The work accomplished during the IETF 101 hackathon spanned across development libraries such as Eclipse Paho (an IoT library for secure machine-to-machine communication), development tools such as git and mercurial, and popular https implementations such as aria2 and wget. Additionally, we worked on TLS proxies such as Hitch, and enterprise tools that lacked TLS 1.3 support such as the nagios plugins collection. We updated benchmarking tools such as httperf to ship with TLS 1.3 support. Several commits have been reviewed and merged by upstream projects, while others are currently pending reviews. I spent some of my time working on EDNS(0) padding support for pydig. Akhil Maulloo worked on an initial http451 module for Drupal, which still needs more work to reach feature parity with the WordPress http451 module.

We faced some interesting challenges with the TLS 1.3 handshake with code that would at times change cipher configuration in ways that would cause handshakes to fail. Thanks to Wireshark, we were able to nail down some of those issues, and come up with appropriate patches.

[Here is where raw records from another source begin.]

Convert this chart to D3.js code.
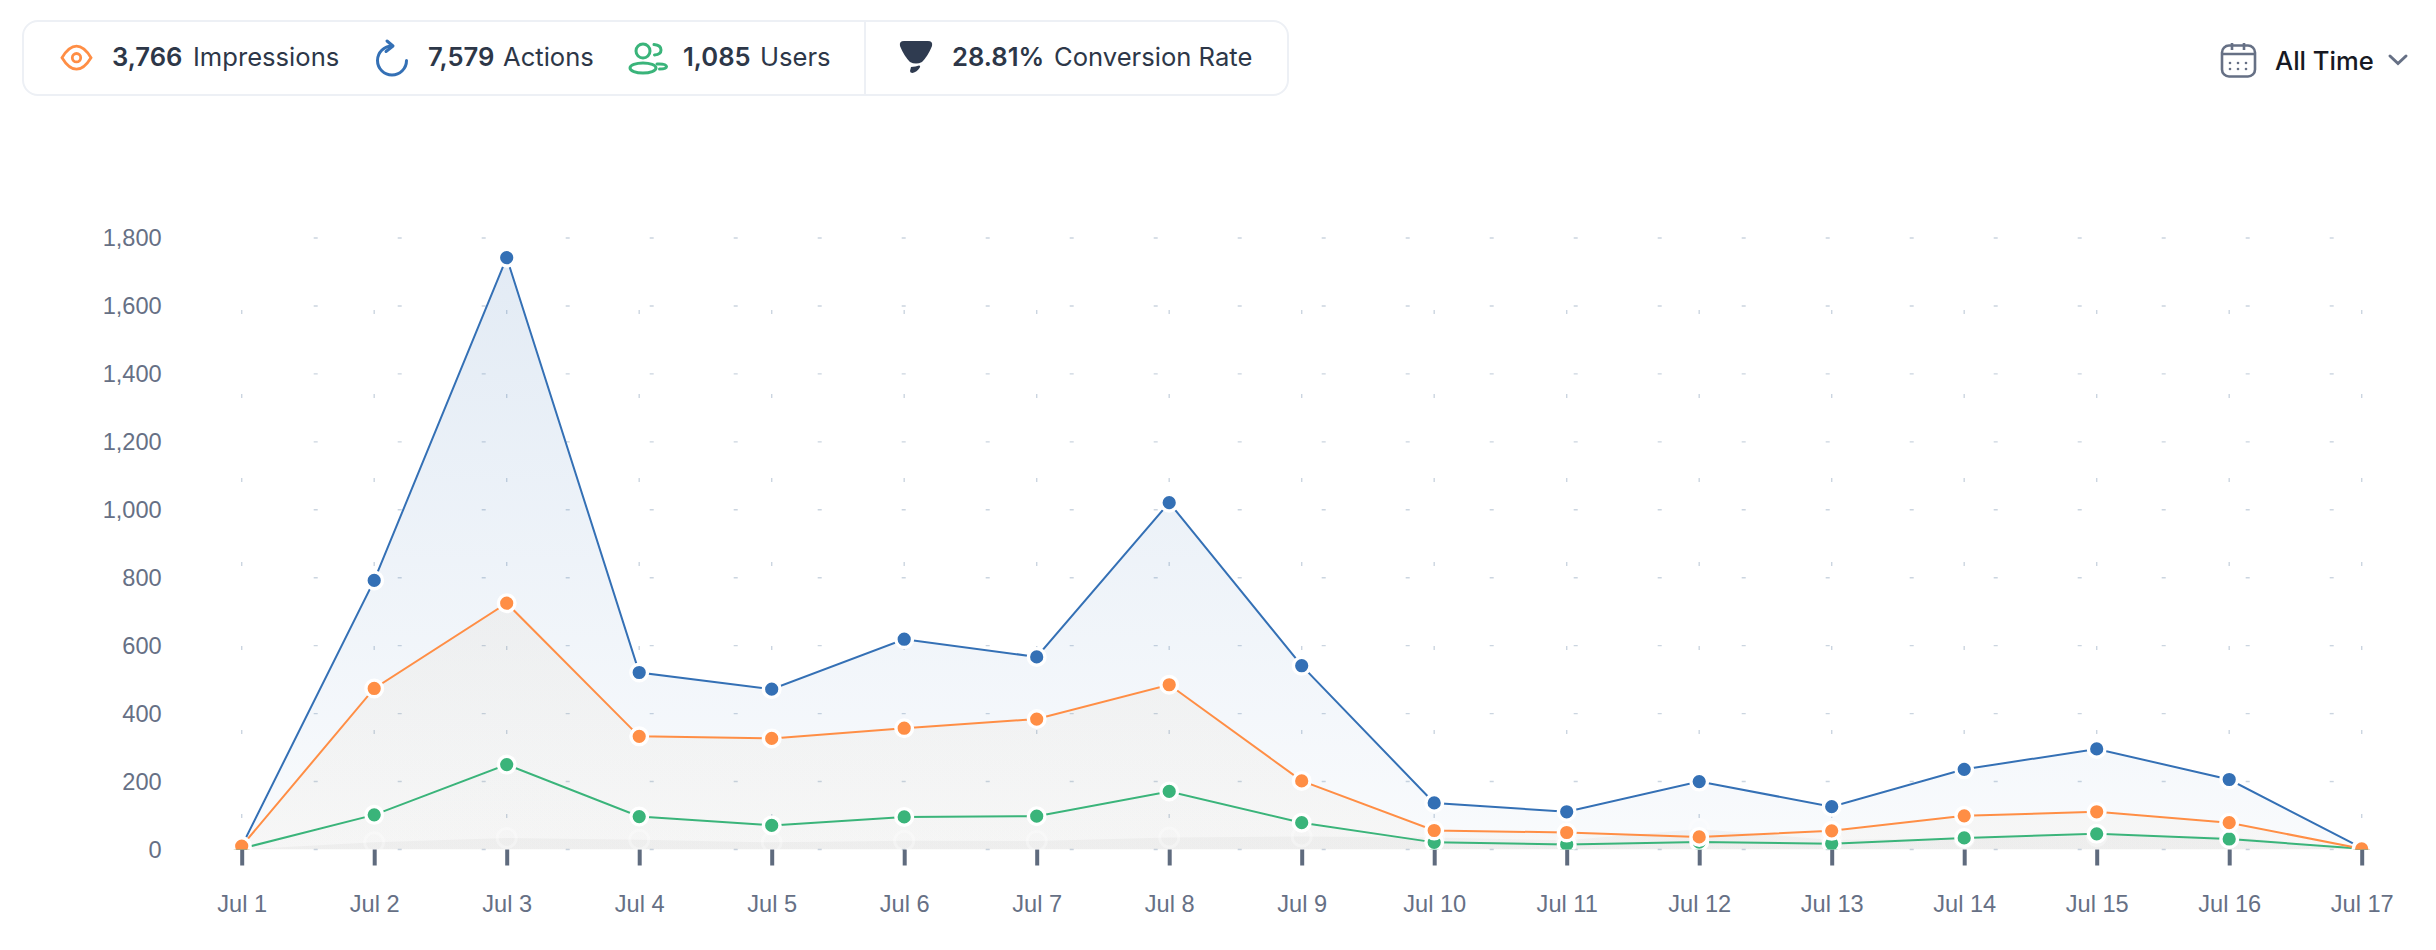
<!DOCTYPE html>
<html>
<head>
<meta charset="utf-8">
<script src="https://cdn.jsdelivr.net/npm/d3@7"></script>
<style>
  html, body { margin: 0; padding: 0; background: #fff; }
  svg { display: block; }
  text { font-family: "Inter", sans-serif; }
  .axis text { font-family: "Liberation Sans", sans-serif; font-size: 23.6px; fill: #667085; }
  .axis .domain { display: none; }
</style>
</head>
<body>
<div id="chart"></div>
<script>
// Chart data
var days = ["Jul 1", "Jul 2", "Jul 3", "Jul 4", "Jul 5", "Jul 6", "Jul 7", "Jul 8", "Jul 9",
  "Jul 10", "Jul 11", "Jul 12", "Jul 13", "Jul 14", "Jul 15", "Jul 16", "Jul 17"];
var actions = [10, 792, 1742, 521, 472, 619, 567, 1021, 541, 137, 111, 200, 126, 236, 296, 206, 5];
var impressions = [10, 474, 725, 333, 327, 357, 384, 485, 202, 56, 50, 37, 55, 99, 111, 79, 2];
var users = [3, 102, 250, 97, 71, 96, 98, 171, 79, 21, 15, 22, 17, 34, 46, 31, 2];
var conversion = [0, 21, 34, 29, 21, 26, 25, 35, 38, 35, 27, 60, 28, 33, 40, 38, 0];
var yTicks = [0, 200, 400, 600, 800, 1000, 1200, 1400, 1600, 1800];

var blue = "#3470b5", orange = "#ff8e45", green = "#3ab47a", grey = "#8a8a8a", sand = "#c9a673";

var svgWidth = 2436;
var svgHeight = 950;

var svg = d3.select("#chart")
  .append("svg")
  .attr("height", svgHeight)
  .attr("width", svgWidth);

var defs = svg.append("defs");

// Plot area
var plotLeft = 241.7, plotRight = 2361.7, plotTop = 238, plotBottom = 849.5;

var xScale = d3.scalePoint().domain(days).range([plotLeft, plotRight]);
var yScale = d3.scaleLinear().domain([0, 1800]).range([plotBottom, plotTop]);

defs.append("clipPath").attr("id", "plot")
  .append("rect")
  .attr("x", plotLeft - 20).attr("y", plotTop - 20)
  .attr("width", plotRight - plotLeft + 40).attr("height", plotBottom - plotTop + 20);

// Dashed grid, one short dash every 84px
var grid = svg.append("g").attr("stroke", "#cbd5e0");

grid.selectAll(".h").data(yTicks).enter().append("line")
  .attr("x1", plotLeft).attr("x2", plotRight)
  .attr("y1", d => yScale(d)).attr("y2", d => yScale(d))
  .attr("stroke-width", 1.4)
  .attr("stroke-dasharray", "4 80").attr("stroke-dashoffset", 12);

grid.selectAll(".v").data(days).enter().append("line")
  .attr("x1", d => xScale(d)).attr("x2", d => xScale(d))
  .attr("y1", plotTop).attr("y2", plotBottom)
  .attr("stroke-width", 1.4)
  .attr("stroke-dasharray", "4 80").attr("stroke-dashoffset", 12);

// Axes
var bottomAxis = d3.axisBottom(xScale).tickSize(16).tickPadding(30);
var leftAxis = d3.axisLeft(yScale).tickValues(yTicks).tickSize(0).tickPadding(80).tickFormat(d3.format(","));

var xAxisG = svg.append("g").attr("class", "axis")
  .attr("transform", `translate(0, ${plotBottom})`)
  .call(bottomAxis);
xAxisG.selectAll("line").attr("stroke", "#5f6b7e").attr("stroke-width", 4);

svg.append("g").attr("class", "axis")
  .attr("transform", `translate(${plotLeft}, 0)`)
  .call(leftAxis);

// Series, back to front
var series = [
  { id: "actions", values: actions, color: blue, fill: blue, top: 0.14, low: 0.03, line: true, halo: 1 },
  { id: "conversion", values: conversion, color: grey, fill: grey, top: 0.07, low: 0.07, line: false, halo: 0.3 },
  { id: "users", values: users, color: green, fill: grey, top: 0.012, low: 0.012, line: true, halo: 1 },
  { id: "impressions", values: impressions, color: orange, fill: sand, top: 0.07, low: 0.045, line: true, halo: 1 }
];

var area = d3.area()
  .x((d, i) => xScale(days[i]))
  .y0(plotBottom)
  .y1(d => yScale(d));

var line = d3.line()
  .x((d, i) => xScale(days[i]))
  .y(d => yScale(d));

var plot = svg.append("g").attr("clip-path", "url(#plot)");

series.forEach(function(s) {
  var grad = defs.append("linearGradient").attr("id", "fill-" + s.id)
    .attr("x1", 0).attr("x2", 0).attr("y1", 0).attr("y2", 1);
  grad.append("stop").attr("offset", 0).attr("stop-color", s.fill).attr("stop-opacity", s.top);
  grad.append("stop").attr("offset", 1).attr("stop-color", s.fill).attr("stop-opacity", s.low);

  plot.append("path")
    .attr("d", area(s.values))
    .attr("fill", `url(#fill-${s.id})`);
});

series.forEach(function(s) {
  if (s.line) {
    plot.append("path")
      .attr("d", line(s.values))
      .attr("fill", "none")
      .attr("stroke", s.color)
      .attr("stroke-width", 2);
  }
  plot.selectAll(".pt-" + s.id).data(s.values).enter().append("circle")
    .attr("cx", (d, i) => xScale(days[i]))
    .attr("cy", d => yScale(d))
    .attr("r", s.line ? 8.3 : 9.5)
    .attr("fill", s.line ? s.color : "none")
    .attr("stroke", "#fff")
    .attr("stroke-opacity", s.halo)
    .attr("stroke-width", s.line ? 3.4 : 3);
});

// Summary panel
var panel = svg.append("g");
panel.append("rect")
  .attr("x", 23).attr("y", 21).attr("width", 1265).attr("height", 74).attr("rx", 15)
  .attr("fill", "#fff").attr("stroke", "#edf0f5").attr("stroke-width", 2);
panel.append("line")
  .attr("x1", 865).attr("x2", 865).attr("y1", 21).attr("y2", 95)
  .attr("stroke", "#edf0f5").attr("stroke-width", 2);

var statValues = ["3,766", "7,579", "1,085", "28.81%"];
var statLabels = ["Impressions", "Actions", "Users", "Conversion Rate"];
var statValueX = [112, 428, 683, 952];
var statLabelX = [193, 503, 760, 1054];

statValues.forEach(function(v, i) {
  panel.append("text").attr("x", statValueX[i]).attr("y", 66)
    .attr("font-size", 25.6).attr("font-weight", 600).attr("fill", "#2d3748").text(v);
  panel.append("text").attr("x", statLabelX[i]).attr("y", 66)
    .attr("font-size", 25.6).attr("font-weight", 400).attr("fill", "#2d3748").text(statLabels[i]);
});

// Panel icons
var eye = panel.append("g").attr("fill", "none").attr("stroke", orange).attr("stroke-width", 2.8);
eye.append("path").attr("d", "M62,57.7 Q69,46.2 76.5,46.2 Q84,46.2 91,57.7 Q84,69.2 76.5,69.2 Q69,69.2 62,57.7 Z");
eye.append("circle").attr("cx", 76.5).attr("cy", 57.7).attr("r", 4.2);

var reload = panel.append("g").attr("fill", "none").attr("stroke", blue).attr("stroke-width", 3)
  .attr("stroke-linecap", "round").attr("stroke-linejoin", "round");
reload.append("path").attr("d", "M392,46 A14.5,14.5 0 1 0 406.5,60.5");
reload.append("path").attr("d", "M387,41 L393,46 L386,51.5");

var people = panel.append("g").attr("fill", "none").attr("stroke", green).attr("stroke-width", 3)
  .attr("stroke-linecap", "round");
people.append("circle").attr("cx", 643).attr("cy", 51).attr("r", 7);
people.append("ellipse").attr("cx", 643).attr("cy", 68).attr("rx", 13).attr("ry", 5);
people.append("path").attr("d", "M654,44.5 Q661,45 661,50 Q661,54.5 654.5,55");
people.append("path").attr("d", "M657,64 Q666,63.5 666.5,66.5 Q666.5,69 659.5,69");

panel.append("path")
  .attr("fill", "#2f3b50")
  .attr("d", "M904,41 H928 Q933,41 932,46 Q928,56 922,62 Q916,65 910,62 Q904,56 900,46 Q899,41 904,41 Z");
panel.append("path")
  .attr("fill", "#2f3b50")
  .attr("d", "M911,67 Q916,66.5 919,65.5 Q921,65.5 919.5,68 Q917,72 912.5,73 Q910,73 910,71 Z");

// Date picker
var picker = svg.append("g");
var cal = picker.append("g").attr("fill", "none").attr("stroke", "#667085").attr("stroke-width", 2.6);
cal.append("rect").attr("x", 2222).attr("y", 45.5).attr("width", 33).attr("height", 31).attr("rx", 7);
cal.append("line").attr("x1", 2222).attr("x2", 2255).attr("y1", 54).attr("y2", 54);
cal.append("line").attr("x1", 2232).attr("x2", 2232).attr("y1", 43).attr("y2", 50);
cal.append("line").attr("x1", 2244).attr("x2", 2244).attr("y1", 43).attr("y2", 50);
[2230, 2238, 2246].forEach(function(x) {
  [63, 69].forEach(function(y) {
    picker.append("circle").attr("cx", x).attr("cy", y).attr("r", 1.3).attr("fill", "#667085");
  });
});
picker.append("text").attr("x", 2275).attr("y", 70)
  .attr("font-size", 25.6).attr("font-weight", 500).attr("fill", "#171923").text("All Time");
picker.append("path").attr("d", "M2390,56 L2398,63.5 L2406,56")
  .attr("fill", "none").attr("stroke", "#667085").attr("stroke-width", 3).attr("stroke-linecap", "round");
</script>
</body>
</html>
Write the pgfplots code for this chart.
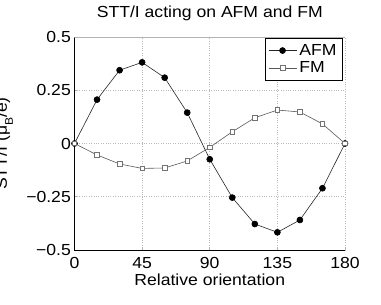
\documentclass[border=0pt]{standalone}
\usepackage{fontspec}
\setmainfont{Liberation Sans}[FakeStretch=1.1]
\usepackage{pgfplots}
\pgfplotsset{compat=1.18}
\newcommand\f{\fontsize{16}{19}\selectfont}
\begin{document}
\begin{tikzpicture}
\begin{axis}[
  at={(0,0)}, anchor=south west,
  scale only axis, width=270.5pt, height=213pt,
  xmin=0, xmax=180, ymin=-0.5, ymax=0.5,
  xtick={0,45,90,135,180}, xticklabels={0,45,90,135,180},
  ytick={-0.5,-0.25,0,0.25,0.5}, yticklabels={−0.5,−0.25,0,0.25,0.5},
  axis x line*=bottom, axis y line*=left,
  axis line style={black, line width=0.8pt, -},
  tick align=inside, major tick length=3pt,
  tick style={gray!60, line width=0.5pt},
  grid=major, major grid style={gray!55, dotted, line width=0.6pt},
  xticklabel style={font=\f, inner sep=0pt, anchor=north, yshift=-7pt},
  yticklabel style={font=\f, inner sep=0pt, anchor=east, xshift=-3.5pt},
  xlabel={Relative orientation},
  xlabel style={font=\f, at={(axis description cs:0.5,0)}, anchor=base, yshift=-36pt},
  title={STT/I acting on AFM and FM},
  title style={font=\f, at={(axis description cs:0.5,1)}, anchor=base, yshift=13.5pt},
  legend style={font=\f, at={(rel axis cs:1,1)}, anchor=north east, xshift=-2.7pt, yshift=-1pt,
    draw=black, line width=0.6pt, inner xsep=3pt, inner ysep=3.5pt,
    nodes={inner sep=2.5pt, text depth=0.15em}, legend cell align=left},
  legend image code/.code={\draw[mark repeat=2, mark phase=2] plot coordinates {(0pt,0pt) (14pt,0pt) (28pt,0pt)};},
]
\addplot[gray!30!black, line width=0.6pt, mark=*, mark size=3pt, mark options={black, fill=black}]
coordinates {(0,0) (15,0.206) (30,0.344) (45,0.381) (60,0.309) (75,0.145) (90,-0.074)
 (105,-0.254) (120,-0.378) (135,-0.417) (150,-0.359) (165,-0.210) (180,0)};
\addlegendentry{AFM}
\addplot[gray!70!black, line width=0.6pt, mark=square*, mark size=2.3pt, mark options={draw=gray!90!black, fill=white, line width=0.6pt}]
coordinates {(0,0) (15,-0.054) (30,-0.096) (45,-0.117) (60,-0.115) (75,-0.082) (90,-0.018)
 (105,0.055) (120,0.121) (135,0.157) (150,0.148) (165,0.092) (180,0)};
\addlegendentry{FM}
\draw[gray!60, line width=0.6pt] (rel axis cs:0,1) -- (rel axis cs:1,1);
\draw[gray!80!black, line width=0.8pt] (rel axis cs:1,0) -- (rel axis cs:1,1);
\end{axis}
\node[rotate=90, anchor=base, font=\f] at (-67.5pt,106.5pt) {STT/I (μ\raisebox{-6pt}{\fontsize{11}{11}\selectfont B}/e)};
\pgfresetboundingbox
\useasboundingbox (-74.5pt,-55pt) rectangle (306.5pt,250pt);
\end{tikzpicture}
\end{document}
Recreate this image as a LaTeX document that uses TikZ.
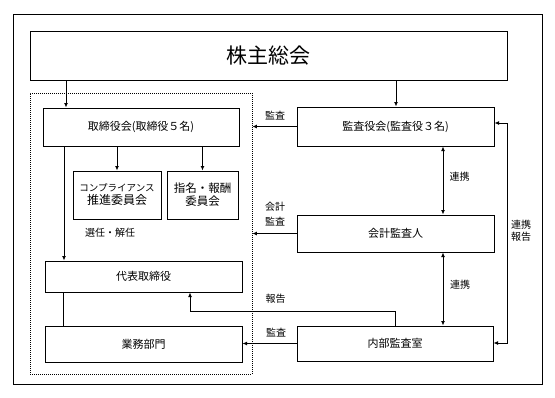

While the onsite participants were working under snowy conditions, we had great weather in Mauritius! We were worried about the possibility of poor quality audio during our presentation to the group. Despite some issues at the beginning, we were able to present remotely. With the possibility of rising IETF participation fees, remote participation will continue to grow in importance for engineers, students, and geeks from emerging countries wishing to participate in the IETF. This is a testament to how the growth of the Internet allows engineers from emerging countries to get involved in the IETF at very low cost and with productive results.